Photo courtesy of granddaughter Sister Mary Rose Elliot, RSM

US Navy Corpsman Hiram W. Elliott (1880 – 1949) came to Guam in the early 1900s to work at the Maria Schroeder Naval Hospital. He married Concepcion Martinez of Hagåtña, and the couple had 12 children. He was also a teacher at the public night school in Hagåtña. After Elliott retired from the Navy he used his pharmacy training to open Elliott’s Drug Store, near where the Hagåtña precinct/police station is now located.

Elliott was a founding member of the American Legion in 1930, Mid-Pacific Post 1 and was chosen to take charge of the Guam Museum when it opened in 1932. Under Elliott’s tenure, the Museum hosted tours for military personnel and off-island visitors.

In a monthly column in the Guam Recorder, Elliott worked to generate public interest in the Museum, writing that the Museum “housed the most interesting and curious artifacts of the ancient Chamorro civilization, including implements and tools used in Guam in early centuries.” Elliott believed that a “clear conception of past history” could only be acquired by actually viewing the objects on display at the Guam Museum.
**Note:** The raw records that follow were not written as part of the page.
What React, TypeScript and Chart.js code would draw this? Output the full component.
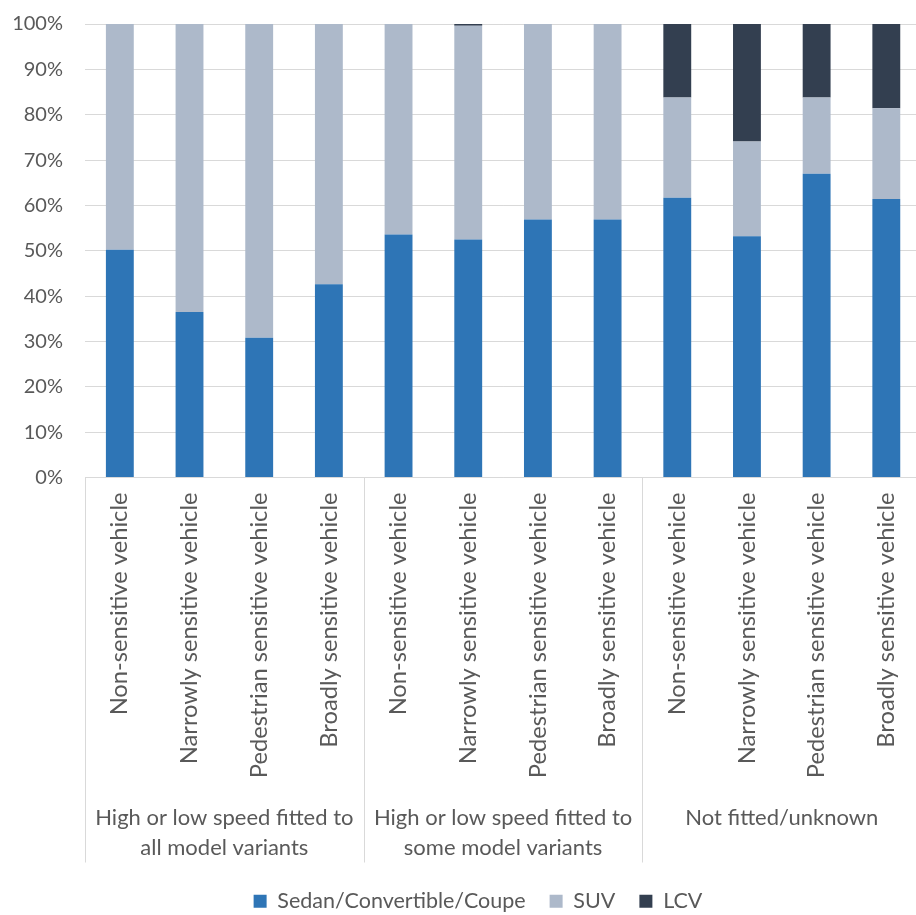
import React, { useEffect, useRef } from "react";
import { Chart, registerables } from "chart.js";

Chart.register(...registerables);

const categories = [
  "Non-sensitive vehicle",
  "Narrowly sensitive vehicle",
  "Pedestrian sensitive vehicle",
  "Broadly sensitive vehicle",
  "Non-sensitive vehicle",
  "Narrowly sensitive vehicle",
  "Pedestrian sensitive vehicle",
  "Broadly sensitive vehicle",
  "Non-sensitive vehicle",
  "Narrowly sensitive vehicle",
  "Pedestrian sensitive vehicle",
  "Broadly sensitive vehicle",
];

const groupLabels = [
  ["High or low speed fitted to", "all model variants"],
  ["High or low speed fitted to", "some model variants"],
  ["Not fitted/unknown"],
];
const groupSizes = [4, 4, 4];

const sedan = [50.2, 36.5, 30.8, 42.6, 53.6, 52.5, 56.9, 56.9, 61.7, 53.2, 67.0, 61.4];
const suv = [49.8, 63.5, 69.2, 57.4, 46.4, 47.1, 43.1, 43.1, 22.1, 20.9, 16.8, 20.0];
const lcv = [0, 0, 0, 0, 0, 0.4, 0, 0, 16.2, 25.9, 16.2, 18.6];

const seriesNames = ["Sedan/Convertible/Coupe", "SUV", "LCV"];
const seriesColors = ["#2E75B6", "#ADB9CA", "#333F50"];

const FONT = "Lato";
const TEXT = "#595959";
const GRID = "#D9D9D9";

const groupPlugin = {
  id: "groupLabels",
  afterLayout(chart: any) {
    const lg = chart.legend;
    if (lg) {
      lg.left += 16;
      lg.right += 16;
      lg.top += 7;
      lg.bottom += 7;
    }
  },
  afterDraw(chart: any) {
    const ctx = chart.ctx;
    const xs = chart.scales.x;
    const area = chart.chartArea;
    const half = (xs.getPixelForValue(1) - xs.getPixelForValue(0)) / 2;
    const sepBottom = area.bottom + 385;
    ctx.save();
    ctx.strokeStyle = GRID;
    ctx.lineWidth = 1;
    ctx.fillStyle = TEXT;
    ctx.font = `22px ${FONT}`;
    ctx.textAlign = "center";
    ctx.textBaseline = "middle";
    let start = 0;
    groupSizes.forEach((n, gi) => {
      const left = xs.getPixelForValue(start) - half;
      const right = xs.getPixelForValue(start + n - 1) + half;
      const lx = Math.round(left) + 0.5;
      ctx.beginPath();
      ctx.moveTo(lx, area.bottom);
      ctx.lineTo(lx, sepBottom);
      ctx.stroke();
      if (gi === groupSizes.length - 1) {
        const rx = Math.round(right) + 0.5;
        ctx.beginPath();
        ctx.moveTo(rx, area.bottom);
        ctx.lineTo(rx, sepBottom);
        ctx.stroke();
      }
      const cx = (left + right) / 2;
      groupLabels[gi].forEach((line, li) => {
        ctx.fillText(line, cx, area.bottom + 340 + li * 30);
      });
      start += n;
    });
    ctx.restore();
  },
};

export default function App() {
  const ref = useRef<HTMLCanvasElement>(null);
  useEffect(() => {
    document.body.style.margin = "0";
    document.body.style.overflow = "hidden";
    const data = [sedan, suv, lcv];
    const chart = new Chart(ref.current!, {
      type: "bar",
      data: {
        labels: categories,
        datasets: seriesNames.map((name, i) => ({
          label: name,
          data: data[i],
          backgroundColor: seriesColors[i],
          borderWidth: 0,
          categoryPercentage: 1,
          barPercentage: 0.4,
        })),
      },
      options: {
        animation: false,
        responsive: false,
        devicePixelRatio: 1,
        layout: { padding: { left: 0, right: 6, top: 24, bottom: 0 } },
        plugins: {
          tooltip: { enabled: false },
          legend: {
            position: "bottom",
            labels: {
              boxWidth: 13,
              boxHeight: 13,
              padding: 24,
              color: TEXT,
              font: { family: FONT, size: 21.5 },
            },
          },
        },
        scales: {
          x: {
            stacked: true,
            grid: { display: false, drawTicks: false },
            border: { display: false },
            ticks: {
              autoSkip: false,
              minRotation: 90,
              maxRotation: 90,
              padding: 15,
              color: TEXT,
              font: { family: FONT, size: 23.7 },
            },
            afterFit: (s: any) => {
              s.height = 382;
            },
          },
          y: {
            stacked: true,
            min: 0,
            max: 100,
            grid: { color: GRID, drawTicks: false },
            border: { display: false },
            ticks: {
              stepSize: 10,
              padding: 22,
              color: TEXT,
              font: { family: FONT, size: 20 },
              callback: (v: any) => `${v}%`,
            },
            afterFit: (s: any) => {
              s.width = 85;
              s.paddingTop = 0;
              s.paddingBottom = 0;
            },
          },
        },
      },
      plugins: [groupPlugin],
    });
    return () => chart.destroy();
  }, []);
  return (
    <div style={{ width: 916, height: 915, overflow: "hidden" }}>
      <canvas ref={ref} width={930} height={915} style={{ display: "block" }} />
    </div>
  );
}
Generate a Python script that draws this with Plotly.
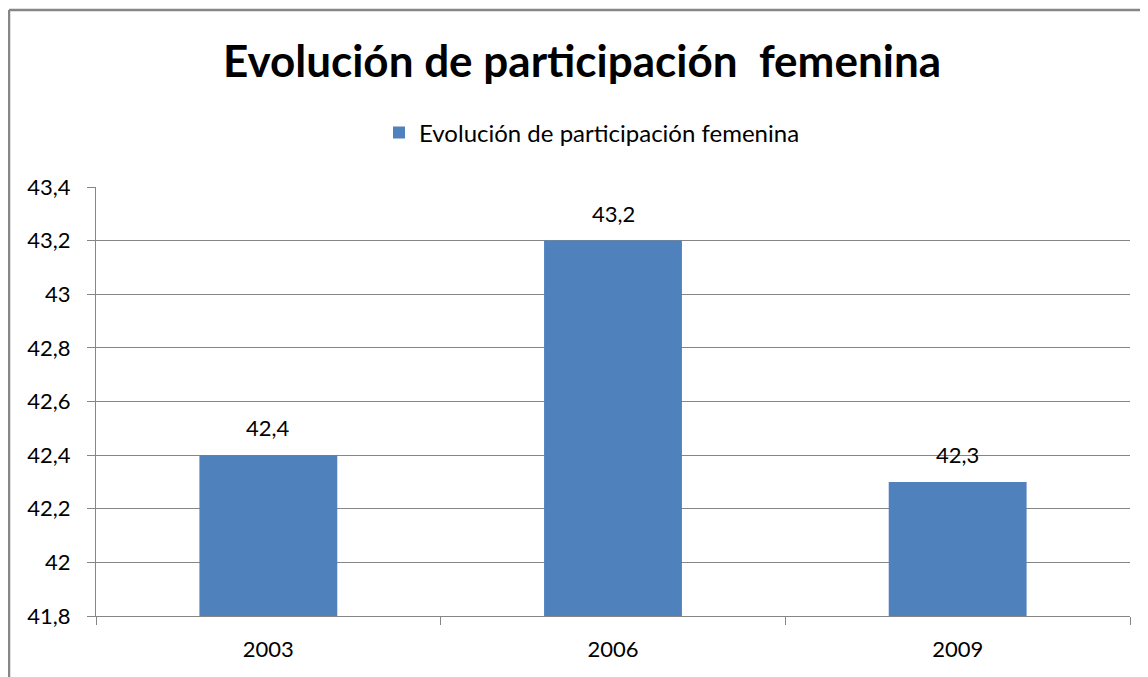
import plotly.graph_objects as go

years = ["2003", "2006", "2009"]
values = [42.4, 43.2, 42.3]
series_name = "Evolución de participación femenina"
title_text = "Evolución de participación  femenina"

FONT = "Lato, Open Sans, sans-serif"
OFF = 8  # page body margin
W, H = 1148 - OFF, 677 - OFF
L, R, T, B = 96 - OFF, 18, 187 - OFF, 61
pw, ph = W - L - R, H - T - B

def px_x(px):
    return (px - OFF - L) / pw

def px_y(py):
    return (H - B - (py - OFF)) / ph

fig = go.Figure()
fig.add_trace(go.Bar(
    x=years, y=values, name=series_name,
    marker=dict(color="#4F81BD", line=dict(width=0)),
    showlegend=True,
))

# data labels: category index on the category axis
for i, v in enumerate(values):
    fig.add_annotation(x=i, y=v, xref="x", yref="y",
                       text=f"{v:.1f}".replace(".", ","),
                       showarrow=False, yanchor="bottom", yshift=12,
                       font=dict(family=FONT, size=22, color="#000000"))

fig.update_layout(
    width=W, height=H,
    margin=dict(l=L, r=R, t=T, b=B),
    paper_bgcolor="white", plot_bgcolor="white",
    separators=", ",
    bargap=0.6,
    font=dict(family=FONT, size=22, color="#000000"),
    title=dict(text="<b>" + title_text + "</b>", x=(582 - OFF) / W, xanchor="center",
               y=1 - (62 - OFF) / H, yanchor="middle",
               font=dict(family=FONT, size=44, color="#000000")),
    legend=dict(orientation="h", x=px_x(592), xanchor="center",
                y=px_y(133), yanchor="middle",
                font=dict(family=FONT, size=24, color="#000000"),
                itemsizing="constant"),
    xaxis=dict(type="category", categoryorder="array", categoryarray=years,
               showline=True, linecolor="#868686", linewidth=1,
               ticks="outside", tickson="boundaries", ticklen=8, tickcolor="#868686",
               ticklabelstandoff=14, tickangle=0,
               showgrid=False, tickfont=dict(family=FONT, size=22)),
    yaxis=dict(range=[41.8, 43.4], dtick=0.2, tick0=41.8,
               showline=True, linecolor="#868686", linewidth=1,
               ticks="outside", ticklen=8, tickcolor="#868686",
               ticklabelstandoff=12,
               showgrid=True, gridcolor="#868686", gridwidth=1,
               zeroline=False, tickfont=dict(family=FONT, size=22)),
    shapes=[
        dict(type="line", xref="paper", yref="paper",
             x0=px_x(9), x1=px_x(1148 + 5), y0=px_y(10), y1=px_y(10),
             line=dict(color="#868686", width=2.5)),
        dict(type="line", xref="paper", yref="paper",
             x0=px_x(9), x1=px_x(9), y0=px_y(10), y1=px_y(677 + 5),
             line=dict(color="#868686", width=2.5)),
    ],
)

fig.write_html("out.html")
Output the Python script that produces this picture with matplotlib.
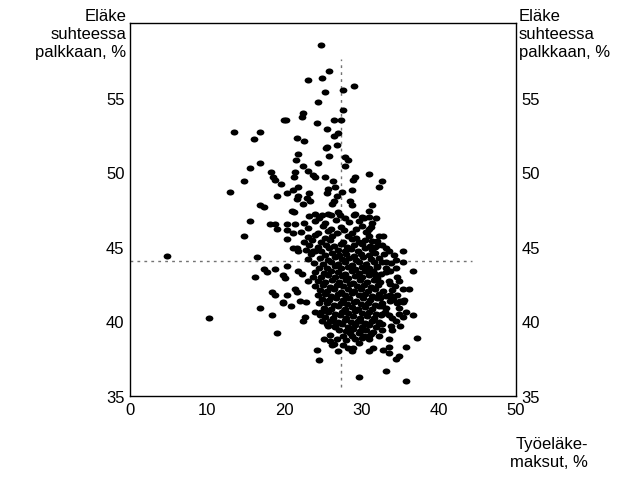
import matplotlib.pyplot as plt
from matplotlib.path import Path
from matplotlib.transforms import Affine2D

plt.rcParams['font.family'] = ['Liberation Sans', 'DejaVu Sans']
plt.rcParams['font.size'] = 11.5

# points: (maksut %, eläke %)
pts_upper = [(24.7, 58.5), (25.8, 56.8), (24.9, 56.3), (23.0, 56.2), (29.0, 55.8), (27.6, 55.5),
             (25.3, 55.4), (24.4, 54.7), (27.6, 54.2), (22.4, 54.0), (22.3, 53.7), (19.9, 53.5),
             (20.2, 53.5), (26.4, 53.5), (27.3, 53.5), (24.2, 53.3), (25.5, 52.9), (16.9, 52.7),
             (26.4, 52.4), (27.0, 52.6), (16.1, 52.2), (21.6, 52.3), (22.5, 52.1), (25.5, 51.7),
             (26.8, 51.8), (13.5, 52.7), (16.8, 50.6), (15.6, 50.3), (14.8, 49.4), (13.0, 48.7)]

pts_mid = [(25.4, 51.6), (21.7, 51.2), (21.5, 50.8), (25.8, 51.1), (27.9, 51.0), (28.3, 50.8),
           (22.4, 50.4), (24.3, 50.6), (27.9, 50.4), (23.0, 50.1), (23.7, 49.8), (24.0, 49.7),
           (21.4, 50.0), (21.2, 49.7), (25.3, 49.7), (18.2, 50.0), (18.5, 49.7), (18.8, 49.5),
           (29.2, 49.7), (28.9, 49.5), (30.9, 49.9), (26.3, 49.4), (26.6, 49.0), (19.5, 49.2),
           (21.7, 49.0), (21.1, 48.8), (20.4, 48.6), (23.2, 48.6), (22.9, 48.3), (25.7, 48.9),
           (25.5, 48.6), (27.5, 48.7), (28.8, 48.8), (19.1, 48.4), (21.7, 48.4), (21.6, 48.2),
           (23.3, 48.1), (22.4, 47.9), (26.8, 48.4), (26.4, 48.1), (26.2, 47.9), (28.5, 48.1),
           (28.8, 47.8), (16.9, 47.8), (17.3, 47.7), (21.0, 47.4), (21.2, 47.3), (24.0, 47.2),
           (24.9, 47.1), (25.7, 47.2), (27.0, 47.3), (27.2, 47.1), (29.2, 47.2), (30.1, 47.0),
           (30.9, 47.4), (18.1, 46.5), (18.8, 46.5), (20.3, 46.5), (21.4, 46.5)]

pts_right = [(32.6, 49.4), (32.2, 49.0), (31.3, 47.8), (31.0, 47.0), (31.9, 46.9), (30.9, 46.2),
             (30.7, 46.0), (32.2, 45.7), (32.0, 45.4), (31.4, 45.4), (31.8, 45.0), (32.6, 45.1),
             (33.1, 44.9), (35.4, 44.7), (34.4, 44.1), (35.4, 44.0), (36.7, 43.4), (33.1, 43.3),
             (32.0, 43.7), (31.5, 43.4), (31.8, 43.2), (32.7, 44.0), (33.2, 44.0), (34.8, 42.7),
             (33.5, 42.7), (33.7, 42.5), (32.0, 42.9), (35.3, 42.2), (36.1, 42.2), (33.7, 41.8),
             (33.1, 41.7)]

pts_low_right = [(30.9, 39.0), (32.3, 39.0), (33.5, 38.8), (37.2, 38.9), (35.7, 38.3), (31.5, 38.2),
                 (30.9, 38.0), (32.8, 38.1), (33.6, 38.3), (33.6, 37.9), (34.8, 37.7), (34.4, 37.5),
                 (33.2, 36.7), (35.8, 36.0), (34.0, 39.4), (35.0, 39.7), (36.7, 40.4), (35.4, 40.3),
                 (34.8, 40.5), (34.0, 40.2), (32.2, 39.8), (32.7, 39.8), (31.4, 40.0), (33.5, 40.4),
                 (32.7, 40.5), (34.8, 40.9), (35.0, 41.4), (35.3, 41.3), (33.7, 41.4), (32.7, 41.0),
                 (32.4, 41.6), (33.5, 41.7)]

pts_low_left = [(16.9, 40.9), (18.4, 40.4), (19.8, 41.2), (20.8, 41.0), (22.0, 41.4), (22.8, 41.3),
                (19.0, 39.2), (24.0, 40.6), (24.6, 40.4), (22.7, 40.3), (22.4, 40.0), (24.9, 40.0),
                (25.5, 39.8), (26.2, 40.0), (26.6, 39.7), (25.1, 38.8), (25.9, 38.7), (26.2, 38.4),
                (24.2, 38.1), (24.5, 37.4), (27.0, 38.0), (28.3, 38.2), (28.9, 38.2), (28.8, 38.0),
                (29.6, 36.3), (28.8, 39.0), (29.6, 39.2), (30.1, 38.9), (29.8, 40.0), (30.5, 39.8)]

pts_left = [(15.5, 46.7), (14.8, 45.7), (4.8, 44.4), (10.2, 40.2), (16.5, 44.3), (16.2, 43.0),
            (19.1, 46.2), (20.4, 46.1), (21.1, 45.9), (20.3, 45.5), (21.6, 44.9), (21.7, 44.7),
            (21.1, 44.9), (24.0, 44.7), (23.7, 44.7), (17.4, 43.5), (17.8, 43.3), (18.8, 43.5),
            (20.3, 43.7), (19.8, 43.1), (20.1, 42.9), (21.7, 43.4), (22.3, 43.2), (23.0, 42.7),
            (18.4, 42.0), (18.8, 41.8), (20.3, 41.8), (21.4, 42.2), (21.6, 42.0), (19.8, 41.3)]

# dense core (estimated, overlapping dots)
pts_core = [
    (23.2, 47.05), (24.5, 46.9), (26.0, 47.1), (27.8, 46.95), (29.0, 47.1), (30.3, 46.9),
    (22.6, 46.6), (24.0, 46.75), (25.3, 46.6), (26.7, 46.8), (28.4, 46.65), (29.7, 46.75), (31.4, 46.6),
    (23.0, 46.25), (25.0, 46.4), (26.1, 46.2), (27.3, 46.35), (29.3, 46.2), (30.1, 46.4), (31.2, 46.3),
    (22.2, 46.0), (24.4, 45.9), (25.6, 46.05), (26.8, 45.95), (27.7, 46.1), (28.8, 45.9), (30.6, 46.0),
    (23.0, 45.65), (24.0, 45.8), (25.2, 45.6), (26.2, 45.75), (28.3, 45.7), (29.3, 45.6), (31.0, 45.75),
    (32.8, 45.7),
    (22.5, 45.35), (23.6, 45.45), (24.8, 45.3), (25.9, 45.45), (27.6, 45.35), (28.7, 45.5), (29.6, 45.3),
    (30.5, 45.45),
    (23.2, 45.1), (24.3, 45.0), (25.4, 45.15), (26.4, 45.05), (27.3, 45.2), (28.1, 45.0), (29.0, 45.1),
    (30.0, 45.2), (31.1, 45.05), (32.1, 45.15),
    (22.8, 44.8), (24.7, 44.75), (25.8, 44.9), (26.9, 44.8), (27.8, 44.7), (28.6, 44.85), (29.5, 44.75),
    (30.4, 44.9), (31.4, 44.8), (33.6, 44.75),
    (23.5, 44.5), (25.3, 44.45), (26.2, 44.6), (27.1, 44.45), (28.0, 44.55), (29.0, 44.4), (29.9, 44.55),
    (30.9, 44.45), (31.8, 44.6), (32.9, 44.5), (34.2, 44.45),
    (23.0, 44.2), (24.6, 44.25), (25.7, 44.1), (26.6, 44.3), (27.5, 44.15), (28.4, 44.25), (29.3, 44.1),
    (30.2, 44.3), (31.2, 44.2), (32.3, 44.25),
    (23.8, 43.9), (25.0, 43.85), (26.1, 44.0), (27.0, 43.85), (27.9, 43.95), (28.8, 43.8), (29.7, 43.95),
    (30.6, 43.85), (31.6, 44.0), (33.8, 43.9),
    (24.5, 43.6), (25.5, 43.55), (26.5, 43.7), (27.3, 43.55), (28.2, 43.65), (29.2, 43.5), (30.1, 43.65),
    (31.0, 43.55), (32.0, 43.65), (33.2, 43.6), (34.4, 43.55),
    (24.0, 43.3), (25.1, 43.25), (26.0, 43.4), (27.0, 43.3), (27.8, 43.2), (28.7, 43.35), (29.6, 43.25),
    (30.5, 43.4), (31.4, 43.3), (32.5, 43.2), (33.7, 43.35),
    (23.7, 43.0), (24.7, 42.95), (25.6, 43.1), (26.6, 42.95), (27.4, 43.05), (28.3, 42.9), (29.1, 43.05),
    (30.0, 42.95), (31.0, 43.1), (31.9, 42.95), (34.6, 43.0),
    (24.3, 42.7), (25.2, 42.65), (26.2, 42.8), (27.1, 42.65), (28.0, 42.75), (28.9, 42.6), (29.8, 42.75),
    (30.7, 42.65), (31.6, 42.8), (32.4, 42.65),
    (24.0, 42.4), (25.0, 42.45), (25.9, 42.3), (26.8, 42.45), (27.6, 42.35), (28.5, 42.5), (29.4, 42.35),
    (30.3, 42.45), (31.2, 42.3), (32.1, 42.45), (34.3, 42.4),
    (24.6, 42.1), (25.5, 42.05), (26.4, 42.15), (27.3, 42.0), (28.2, 42.15), (29.0, 42.05), (29.9, 42.2),
    (30.8, 42.05), (31.8, 42.15), (32.8, 42.05), (34.0, 42.1),
    (24.3, 41.8), (25.2, 41.85), (26.1, 41.7), (27.0, 41.85), (27.9, 41.75), (28.7, 41.9), (29.6, 41.75),
    (30.5, 41.85), (31.4, 41.7), (32.3, 41.85), (34.6, 41.8),
    (24.9, 41.5), (25.8, 41.45), (26.7, 41.6), (27.6, 41.45), (28.4, 41.55), (29.3, 41.4), (30.2, 41.55),
    (31.1, 41.45), (32.0, 41.6), (34.1, 41.5), (35.5, 41.45),
    (24.5, 41.2), (25.5, 41.25), (26.4, 41.1), (27.3, 41.25), (28.1, 41.15), (29.0, 41.3), (29.9, 41.15),
    (30.8, 41.25), (31.7, 41.1), (32.6, 41.25), (34.6, 41.2),
    (25.1, 40.9), (26.0, 40.85), (26.9, 41.0), (27.8, 40.85), (28.7, 40.95), (29.5, 40.8), (30.4, 40.95),
    (31.3, 40.85), (32.2, 41.0), (33.2, 40.9),
    (24.8, 40.6), (25.7, 40.65), (26.6, 40.5), (27.5, 40.65), (28.3, 40.55), (29.2, 40.7), (30.1, 40.55),
    (31.0, 40.65), (31.9, 40.5), (33.0, 40.65), (35.8, 40.6),
    (25.3, 40.3), (26.3, 40.25), (27.2, 40.4), (28.0, 40.25), (28.9, 40.35), (29.8, 40.2), (30.7, 40.35),
    (31.6, 40.25), (32.5, 40.4),
    (25.9, 40.0), (26.9, 39.95), (27.8, 40.1), (28.6, 39.95), (29.5, 40.05), (30.4, 39.9), (31.3, 40.05),
    (32.2, 39.95), (34.5, 40.0),
    (25.6, 39.7), (26.6, 39.65), (27.5, 39.8), (28.3, 39.65), (29.2, 39.75), (30.1, 39.6), (31.0, 39.75),
    (31.9, 39.65), (33.8, 39.7),
    (27.1, 39.4), (28.0, 39.35), (28.9, 39.5), (29.8, 39.35), (30.6, 39.45), (31.5, 39.3), (32.6, 39.45),
    (25.9, 39.1), (27.6, 39.05), (28.5, 39.2), (30.3, 39.05), (31.2, 39.15),
    (26.8, 38.8), (28.0, 38.75), (29.1, 38.85), (31.0, 38.8),
    (26.4, 38.5), (27.6, 38.45), (29.7, 38.55),
]

mean_maksut = 27.3
mean_elake = 44.07

xs, ys = [], []
for group in [pts_upper, pts_mid, pts_right, pts_low_right, pts_low_left, pts_left, pts_core]:
    for x, y in group:
        xs.append(x)
        ys.append(y)

# slightly flattened dot, like the original
dot = Path.unit_circle().transformed(Affine2D().scale(1.0, 0.78))

fig = plt.figure(figsize=(6.36, 4.85), dpi=100)
ax = fig.add_axes([130 / 636, 1 - 397 / 485, 386 / 636, 373 / 485])

ax.plot([mean_maksut, mean_maksut], [35.6, 57.6], color='0.45', lw=1.0,
        linestyle=(0, (2, 3)), zorder=1)
ax.plot([0, 44.3], [mean_elake, mean_elake], color='0.45', lw=1.0,
        linestyle=(0, (2, 3)), zorder=1)
ax.plot(xs, ys, linestyle='none', marker=dot, ms=5.6, color='black', mew=0, zorder=2)

ax.set_xlim(0, 50)
ax.set_ylim(35, 60)
ax.set_xticks([0, 10, 20, 30, 40, 50])
ax.set_yticks([35, 40, 45, 50, 55])
ax.tick_params(axis='both', direction='in', length=0, pad=4, labelsize=12)
ax.tick_params(axis='y', labelright=True, right=True)
for s in ax.spines.values():
    s.set_linewidth(1.0)

fig.text(126 / 636, 1 - 9 / 485, 'Eläke\nsuhteessa\npalkkaan, %', ha='right', va='top',
         fontsize=12, linespacing=1.25)
fig.text(519 / 636, 1 - 9 / 485, 'Eläke\nsuhteessa\npalkkaan, %', ha='left', va='top',
         fontsize=12, linespacing=1.25)
fig.text(588 / 636, 1 - 437 / 485, 'Työeläke-\nmaksut, %', ha='right', va='top',
         fontsize=12, linespacing=1.25)

fig.savefig('out.png', dpi=100)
At the time, these included an ancient Chamorro latte, slingstones, and other stone tools, but also the private chapel of Guam’s first ordained Chamorro priest, Padre Jose Palomo, and Palomo’s own collection of ancient relics.

After managing the Guam Museum for four years with the assistance of Joaquin T. Aguon, the operation was taken over by the US Navy in 1936. Elliott, along with all the other Americans on Guam at the beginning of World War II, was taken as a prisoner of war to Japan in 1941. He survived, but returned to Guam in 1945 in poor health, and died in 1949.